Perhaps I'm not completely following the argumentation, but it seems
like this is arguing against having a start-transaction/commit-transaction
etc and in favor of a more high-level with-transaction kind of procedure.

I would agree with that API (though you can't stop users from running
a BEGIN/COMMIT query manually), but I don't see why this requires
having the transaction be "reified" into an object.

I think this can only lead to more strange behaviour if the transaction
object escapes the dynamic extent of the procedure passed to
with-transaction.  Just like with-input-from-port dynamically rebinds
the current-input-port to a new port and then resets it when the
procedure exits, with-transaction could do the same thing.

How this interacts with continuations (jumping back in after or
jumping out before the procedure has completed) remains to be
discussed, but having explicit transaction objects makes it even
more confusing IMO, because they'd need to store state on whether
they are still usable or not and so on:

(with-transaction db
  (lambda (t1)
    (with-transaction db
      (lambda (t2)
        (query t1 "blablabla")))))

It's unclear to me what this should do.  Probably the only sane thing
one could do is raise an error.  It would be simpler as:

(with-transaction db
  (lambda ()
    (with-transaction db
      (lambda ()
        (query db "blablabla")))))

> One thing noted to be careful about, especially if folding
> transactions into the db object, is that you must make sure it
> works if you have two databases open, for example to copy data
> from one to the other.

That's simple; you'd simply have two connections, so two "db" objects
which are completely separate from eachother.  In fact, the postgresql
egg for CHICKEN has a few tests for transaction isolation modes which
do exactly this: open two connections and verify that one connection
can or cannot see the data at different points in a transaction.
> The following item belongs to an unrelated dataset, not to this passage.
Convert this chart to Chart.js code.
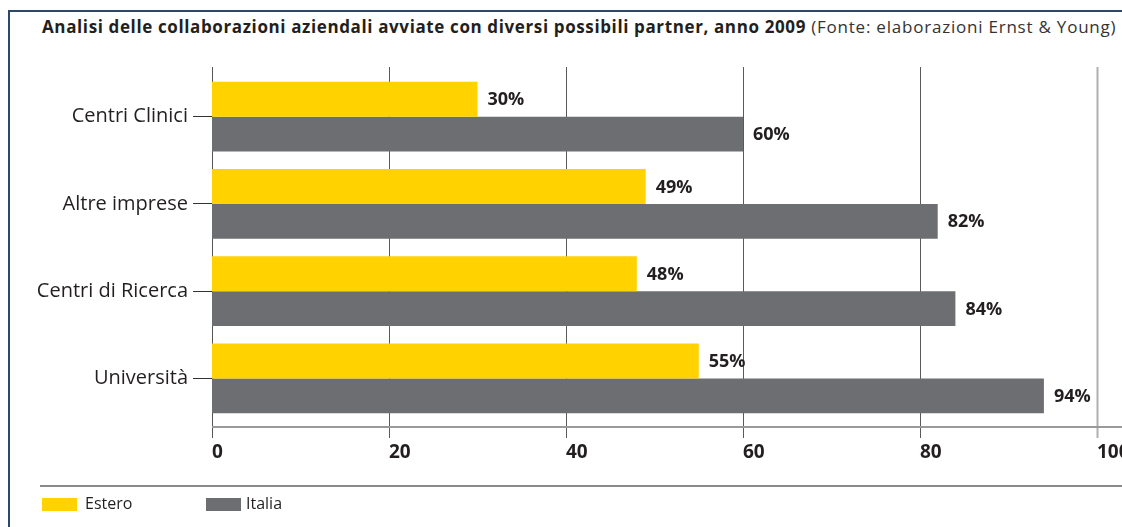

> Another concept I bought up is that the API should not
> necessarily require formally requesting a transaction for single
> isolated statements.

Having the API I proposed above would make this point moot: there
is only one API for performing queries, which accepts the connection
object.

> And should not turn such from 1 to 3
> rounds trips to the database, that is, begin transaction, the
> action, close transaction, if instead you can have your database
> connection in an auto traction mode.

Agreed.  I think autocommit is the default for most databases anyway,
until you start a transaction manually.